I like people. They're my family, my friends, my co-workers. They are the people in the store, in the restaurant, the guy serving me food, and the one that just cut me off in the lane. But for the most part, I still like them in all their grotesque ways. In general, I have pretty difficult time disliking someone. I've always attributed this to the fact that I wasn't very popular back when I was a kid, and now that people actually like to have me around, that I in turn just try to always give everyone the benefit of the doubt. Who knows ... maybe they're the old me, just looking for someone to appreciate them.

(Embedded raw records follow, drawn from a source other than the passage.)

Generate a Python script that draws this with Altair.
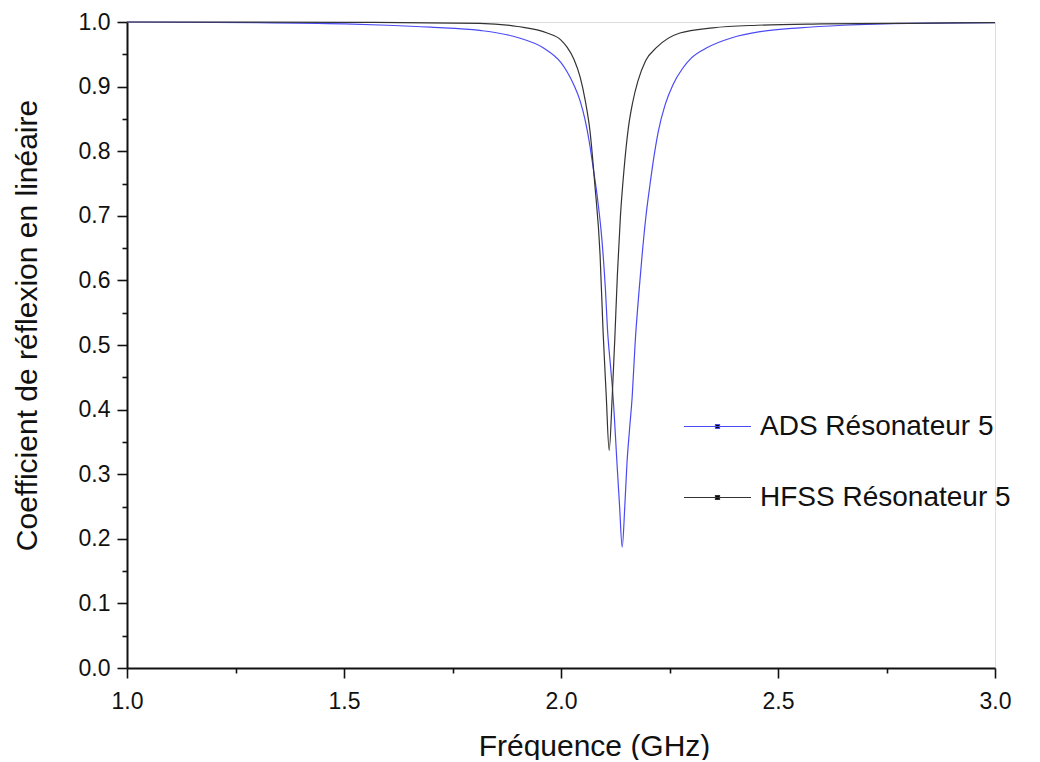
import altair as alt
import pandas as pd

# ADS Résonateur 5 (blue)
ads_f = [1.0, 1.3, 1.5, 1.6, 1.7, 1.813, 1.9, 1.959, 2.0, 2.014, 2.03, 2.044, 2.055, 2.065,
         2.074, 2.085, 2.094, 2.102, 2.108, 2.114, 2.120, 2.129, 2.135, 2.141, 2.147, 2.152,
         2.158, 2.164, 2.171, 2.180, 2.187, 2.195, 2.205, 2.215, 2.224, 2.24, 2.258, 2.28,
         2.30, 2.336, 2.396, 2.459, 2.55, 2.65, 2.8, 3.0]
ads_v = [1.0, 0.999, 0.997, 0.995, 0.992, 0.987, 0.976, 0.960, 0.937, 0.923, 0.902, 0.878,
         0.850, 0.815, 0.775, 0.722, 0.665, 0.59, 0.515, 0.468, 0.420, 0.317, 0.25, 0.187,
         0.25, 0.317, 0.37, 0.420, 0.505, 0.585, 0.640, 0.695, 0.748, 0.795, 0.830, 0.872,
         0.903, 0.928, 0.944, 0.960, 0.976, 0.985, 0.991, 0.995, 0.998, 0.999]

# HFSS Résonateur 5 (black)
hfss_f = [1.0, 1.5, 1.813, 1.9, 1.968, 2.0, 2.014, 2.03, 2.044, 2.056, 2.067, 2.078, 2.090,
          2.097, 2.104, 2.111, 2.118, 2.124, 2.130, 2.137, 2.145, 2.155, 2.165, 2.177, 2.195,
          2.221, 2.274, 2.350, 2.452, 2.6, 2.8, 3.0]
hfss_v = [1.0, 0.9995, 0.998, 0.993, 0.983, 0.972, 0.961, 0.942, 0.915, 0.878, 0.830, 0.748,
          0.640, 0.520, 0.425, 0.337, 0.420, 0.510, 0.610, 0.700, 0.770, 0.835, 0.875, 0.908,
          0.940, 0.961, 0.983, 0.991, 0.995, 0.997, 0.998, 0.999]

series_names = ["ADS Résonateur 5", "HFSS Résonateur 5"]
series_colors = ["#4a4af5", "#333333"]

x_major = [1.0, 1.5, 2.0, 2.5, 3.0]
x_minor = [1.25, 1.75, 2.25, 2.75]
y_major = [0.0, 0.1, 0.2, 0.3, 0.4, 0.5, 0.6, 0.7, 0.8, 0.9, 1.0]
y_minor = [0.05, 0.15, 0.25, 0.35, 0.45, 0.55, 0.65, 0.75, 0.85, 0.95]

df = pd.concat([
    pd.DataFrame({"f": ads_f, "v": ads_v, "s": series_names[0]}),
    pd.DataFrame({"f": hfss_f, "v": hfss_v, "s": series_names[1]}),
])

FONT = "Liberation Sans"
xscale = alt.Scale(domain=[1.0, 3.0], nice=False, zero=False)
yscale = alt.Scale(domain=[0.0, 1.0], nice=False, zero=False)

common_axis = dict(grid=False, domainColor="#111111", domainWidth=2, tickColor="#111111",
                   tickWidth=1.6, labelFont=FONT, labelColor="#111111", titleFont=FONT,
                   titleColor="#111111", titleFontWeight="normal", labelFlush=False,
                   labelFontSize=23, tickSize=10, titleFontSize=30)

lines = alt.Chart(df).mark_line(strokeWidth=1.2, interpolate="monotone").encode(
    x=alt.X("f:Q", scale=xscale,
            axis=alt.Axis(values=x_major, format=".1f", title="Fréquence (GHz)",
                          labelPadding=12,
                          titleX=467, titleY=78, titleBaseline="middle", titleAlign="center",
                          orient="bottom", **common_axis)),
    y=alt.Y("v:Q", scale=yscale,
            axis=alt.Axis(values=y_major, format=".1f",
                          title="Coefficient de réflexion en linéaire", labelPadding=7,
                          titleX=-100, titleY=303, titleBaseline="middle",
                          titleAlign="center", titleAngle=-90, orient="left", **common_axis)),
    color=alt.Color("s:N", scale=alt.Scale(domain=series_names, range=series_colors),
                    legend=alt.Legend(title=None, orient="none", legendX=556, legendY=370,
                                      symbolType="M-1,0H1M-0.06,-0.06H0.06V0.06H-0.06Z",
                                      symbolSize=4489, symbolStrokeWidth=1.2,
                                      symbolFillColor="#000000", labelLimit=500,
                                      labelFont=FONT, labelFontSize=28, labelColor="#111111",
                                      labelOffset=8, rowPadding=22)),
)

minor = alt.Chart(df).mark_line(opacity=0).encode(
    x=alt.X("f:Q", scale=xscale,
            axis=alt.Axis(values=x_minor, labels=False, title=None, domain=False, grid=False,
                          tickSize=5, tickColor="#111111", tickWidth=1.6, orient="bottom")),
    y=alt.Y("v:Q", scale=yscale,
            axis=alt.Axis(values=y_minor, labels=False, title=None, domain=False, grid=False,
                          tickSize=5, tickColor="#111111", tickWidth=1.6, orient="left")),
    detail="s:N",
)

chart = alt.layer(lines, minor).resolve_axis(x="independent", y="independent").properties(
    width=868, height=646,
    autosize=alt.AutoSizeParams(type="none"),
    padding={"left": 119, "top": 14, "right": 37, "bottom": 92},
).configure_view(stroke=None).configure(background="white")

chart.save("out.html", embed_options={"renderer": "svg", "actions": False})
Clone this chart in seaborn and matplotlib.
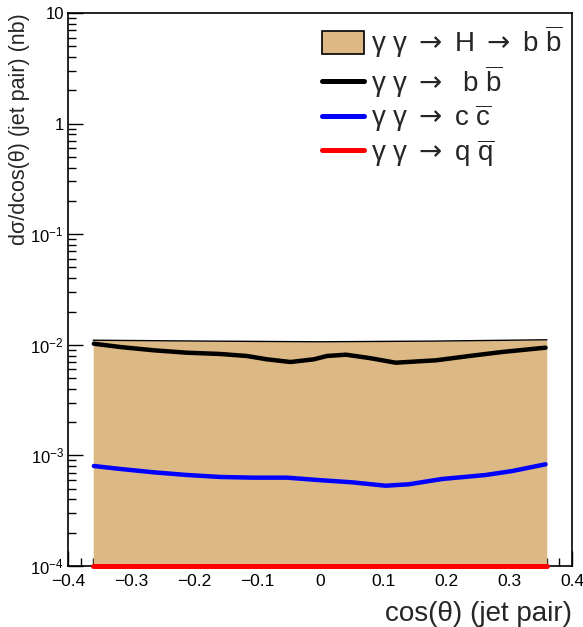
import matplotlib
matplotlib.use("Agg")
import matplotlib.pyplot as plt
import matplotlib.ticker as mticker
from matplotlib.patches import Patch
from matplotlib.lines import Line2D
import seaborn as sns
import pandas as pd

# cos(theta) of the jet pair and d(sigma)/dcos(theta) in nb
x_higgs = [-0.36, -0.18, 0.0, 0.18, 0.36]
y_higgs = [1.10e-2, 1.08e-2, 1.065e-2, 1.08e-2, 1.11e-2]

x_bb = [-0.359, -0.317, -0.264, -0.211, -0.158, -0.116, -0.084, -0.047, -0.010,
        0.011, 0.041, 0.078, 0.120, 0.184, 0.237, 0.289, 0.358]
y_bb = [1.023e-2, 9.55e-3, 8.92e-3, 8.48e-3, 8.26e-3, 7.92e-3, 7.39e-3, 6.99e-3, 7.39e-3,
        7.92e-3, 8.14e-3, 7.60e-3, 6.89e-3, 7.24e-3, 7.92e-3, 8.61e-3, 9.42e-3]

x_cc = [-0.359, -0.317, -0.264, -0.211, -0.158, -0.105, -0.052, 0.0,
        0.051, 0.104, 0.141, 0.194, 0.263, 0.305, 0.358]
y_cc = [8.02e-4, 7.54e-4, 7.03e-4, 6.65e-4, 6.38e-4, 6.29e-4, 6.29e-4, 5.97e-4,
        5.71e-4, 5.32e-4, 5.48e-4, 6.12e-4, 6.65e-4, 7.22e-4, 8.31e-4]

x_qq = [-0.36, 0.36]
y_qq = [1.0e-4, 1.0e-4]

ARROW = r"$\mathsf{\rightarrow}$"
labels = [
    rf"γ γ {ARROW} H {ARROW} b $\overline{{\mathrm{{b}}}}$",
    rf"γ γ {ARROW}  b $\overline{{\mathrm{{b}}}}$",
    rf"γ γ {ARROW} c $\overline{{\mathrm{{c}}}}$",
    rf"γ γ {ARROW} q $\overline{{\mathrm{{q}}}}$",
]

y_ticks = [1e-4, 1e-3, 1e-2, 1e-1, 1, 10]
y_ticklabels = [r"$10^{-4}$", r"$10^{-3}$", r"$10^{-2}$", r"$10^{-1}$", "1", "10"]
x_ticks = [-0.4, -0.3, -0.2, -0.1, 0.0, 0.1, 0.2, 0.3, 0.4]
x_ticklabels = ["\u22120.4", "\u22120.3", "\u22120.2", "\u22120.1", "0", "0.1", "0.2", "0.3", "0.4"]

sns.set_theme(style="ticks")
plt.rcParams["font.family"] = ["Liberation Sans", "DejaVu Sans"]
plt.rcParams["mathtext.fontset"] = "custom"
plt.rcParams["mathtext.rm"] = "Liberation Sans"
plt.rcParams["mathtext.it"] = "Liberation Sans:italic"
plt.rcParams["mathtext.bf"] = "Liberation Sans:bold"
plt.rcParams["mathtext.sf"] = "DejaVu Sans"

W, H = 583, 627
fig = plt.figure(figsize=(W / 100, H / 100), dpi=100)
ax = fig.add_axes([68 / W, 1 - 566 / H, (572 - 68) / W, (566 - 13) / H])

fill_color = "#dcb884"
ax.fill_between(x_higgs, 1e-4, y_higgs, color=fill_color, lw=0, zorder=1)
sns.lineplot(x=x_higgs, y=y_higgs, color="black", lw=1.0, ax=ax, zorder=2)

sns.lineplot(data=pd.DataFrame({"x": x_bb, "y": y_bb}), x="x", y="y",
             color="black", lw=3.2, ax=ax, zorder=3)
sns.lineplot(data=pd.DataFrame({"x": x_cc, "y": y_cc}), x="x", y="y",
             color="#0000ff", lw=3.2, ax=ax, zorder=3)
red = sns.lineplot(x=x_qq, y=y_qq, color="#ff0000", lw=3.6, ax=ax, zorder=4)
red.lines[-1].set_clip_on(False)

ax.set_yscale("log")
ax.set_xlim(-0.4, 0.4)
ax.set_ylim(1e-4, 10)

ax.yaxis.set_major_locator(mticker.FixedLocator(y_ticks))
ax.yaxis.set_major_formatter(mticker.FixedFormatter(y_ticklabels))
ax.yaxis.set_minor_locator(mticker.LogLocator(base=10, subs=range(2, 10)))
ax.yaxis.set_minor_formatter(mticker.NullFormatter())
ax.xaxis.set_major_locator(mticker.FixedLocator(x_ticks))
ax.xaxis.set_major_formatter(mticker.FixedFormatter(x_ticklabels))
ax.xaxis.set_minor_locator(mticker.MultipleLocator(0.02))

ax.tick_params(which="both", direction="in", top=False, right=False,
               colors="black", width=1.0)
ax.tick_params(axis="x", which="major", length=11, pad=6, labelsize=12.5)
ax.tick_params(axis="y", which="major", length=11, pad=3, labelsize=12)
ax.tick_params(which="minor", length=5.8)
for s in ax.spines.values():
    s.set_linewidth(1.2)
    s.set_color("black")

ax.set_xlabel("cos(θ) (jet pair)", fontsize=20, loc="right")
ax.xaxis.set_label_coords(1.0, -0.064)
ax.set_ylabel("dσ/dcos(θ) (jet pair) (nb)", fontsize=15.5, loc="top")
ax.yaxis.set_label_coords(-0.076, 1.0)

handles = [
    Patch(facecolor=fill_color, edgecolor="black", lw=1.2),
    Line2D([], [], color="black", lw=3.6),
    Line2D([], [], color="#0000ff", lw=3.6),
    Line2D([], [], color="#ff0000", lw=3.6),
]
ax.legend(handles, labels, loc="upper left", bbox_to_anchor=(322 / W, 1 - 23 / H),
          bbox_transform=fig.transFigure, frameon=False, fontsize=20,
          handlelength=1.5, handleheight=0.9, handletextpad=0.25,
          labelspacing=0.1, borderpad=0, borderaxespad=0)

fig.savefig("out.png", dpi=100)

So, you'll just have to believe me at this point that I am not singling anyone out here, but I have been told by numerous people that I am "too nice." I didn't even know this existed. I mean, you always hear about this in those cheesy romantic comedies. It reminds me a bit of "Anger Management": Sandler's character holds all his hate in throughout the movie and is always ok with everything that is happening to him, and people take advantage of him left and right. So, by the end, he's "cured" of this and he's punking his boss and smacking his girlfriend's ex-bfs around.

But that's not me. I don't feel hatred inside me because the other guy is getting what he/she wants, and I'm just giving it to them and not getting it back. I don't feel like I'm being taken advantage of. I don't feel like beating up people because they're getting their way, and I'm not. When someone wants something, I can do one of two things: make it happen, or not make it happen. Then, I look at whether or not the thing in question will matter to me one way or another. Most of the time: not a bit. So, what you have is: something that matters to the other person, doesn't matter one way or another to me, and I have the power to make them happy by doing it. Why wouldn't I want to?

But then you have to decide: am I being taken advantage of? Well, I guess I wouldn't do it if that's what I thought, so I can't be an accurate judge of that. The beautiful part about doing things for everyone else is that it makes me happy. There are obviously things that I want for myself, but a lot of times, when I can do something for someone and make them happy, then THAT is what makes me happy. I'm not losing out. I'm getting exactly what I wanted.

So then I hear, "Stand up for yourself!" and "Do what you want!" I agree that if you deny yourself everything, that you're not going to be able to live a very productive life, but at the same time, don't "love your neighbor as yourself" and "turn the other cheek" make some sort of appearance here? Is that just not viable in today's world? Is there so much of a risk of being duped into doing things for someone who doesn't deserve it that you shouldn't take a chance at all?

I'm not sure how I would be able to change the way I am, but I don't feel like I need to. If it comes down to being taken advantage of, or accidentally helping someone that's really in need, I think I'd like to err on the side of too nice. I can't really see how this is a flaw in me, but maybe it's just because I'm biased to the good feeling I get after doing someone a favor (or 3). I'm not totally sure, but I get the feeling that I won't hear God say, "Karl, you're being too nice. Quit that."

I've got a backbone. It's just extremely flexible.

2 Comments:

Blogger Desiree said...

Sly. Very sly.

8:38 AM  
Blogger Karl said...

I don't know WHAT you're talking about.